5 Tips to Help With Filing Your Taxes
Tax season is here, folks! Maybe you’re in your Tuscaloosa assisted living facility dreading your upcoming tax prep…Of course, everybody wants to find ways to save money on their taxes or maximize the return received, seniors and retirees included. If you are 50 or older, we have a few tips that just might help– tax breaks for seniors. We hope you’ll find them useful!
1)Increase on Retirement Account Limits
Once you hit age 50 or above, you are eligible to contribute up to $24,500 to a retirement account, and can also defer paying tax on those savings. What a great way to save while also making a fiscal decision with inherent tax benefits.
2) Seniors’ Higher Standard Deduction
If you and/or your spouse are 65 years old or older (and you do not itemize your tax deductions), you can take advantage of a higher deduction amount when you file your tax return. Also noteworthy is that there is an additional increase in standard deduction if either of you is blind.
3) Earned Tax Credit for the Elderly or Disabled
At ages 65 and up, if you are totally or permanently disabled, you may be eligible for the Credit for the Elderly or Disabled, which is based on age, income, and filing status. In order to get the credit, you will need to meet the following qualifications:
Your income (on Form 1040, line 38) is less than $17,500 if single, $20,000 if married and filing a joint return with one qualifying spouse, or $25,000 if married, filing jointly with both parties qualifying.
Your non-taxable Social Security or other pensions, annuities, or disability payments are less than $5,000 (if filing as head of household OR married and filing jointly with one qualifying party), $7,500 if married, filing jointly, and both parties qualify, or $3,750 if you’re married, filing separately, and lived separately for a year.

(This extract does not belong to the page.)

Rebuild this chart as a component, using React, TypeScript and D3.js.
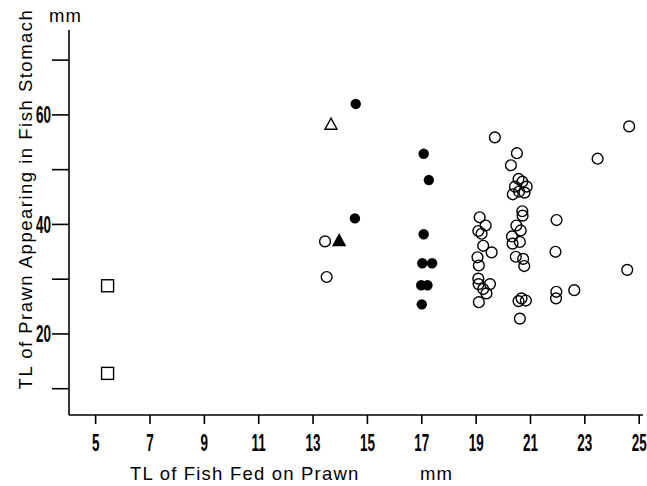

4) Higher Filing Threshold for Seniors
Taxpayers ages 65 and older can earn an income of $1,600 more, or $2,600 if married, filing jointly, and both parties are 65 or older, before they need to file a tax return. So what that means is that older taxpayers with an income of $13,600 or less ($26,600 if married and filing jointly), may not even need to file an income tax return at all.
5) No Early Withdrawal Penalties
Once you reach the age of 59 1/2 you will not be penalized if you withdraw money from your IRA account. Prior to that age, you would be required to pay a 10% fee. Moreover, if you leave a job or your employment is terminated and you’re 55 or older, you may also withdraw money from a 401(k) without any penalties. That said, you would have to pay tax on that additional income.
No matter what your financial situation is at your Tuscaloosa assisted living facility, we hope you find these tax prep tips helpful! Tax prep for seniors doesn’t have to be a daunting undertaking. There are many ways to ensure you get the highest possible benefit when filing your tax return.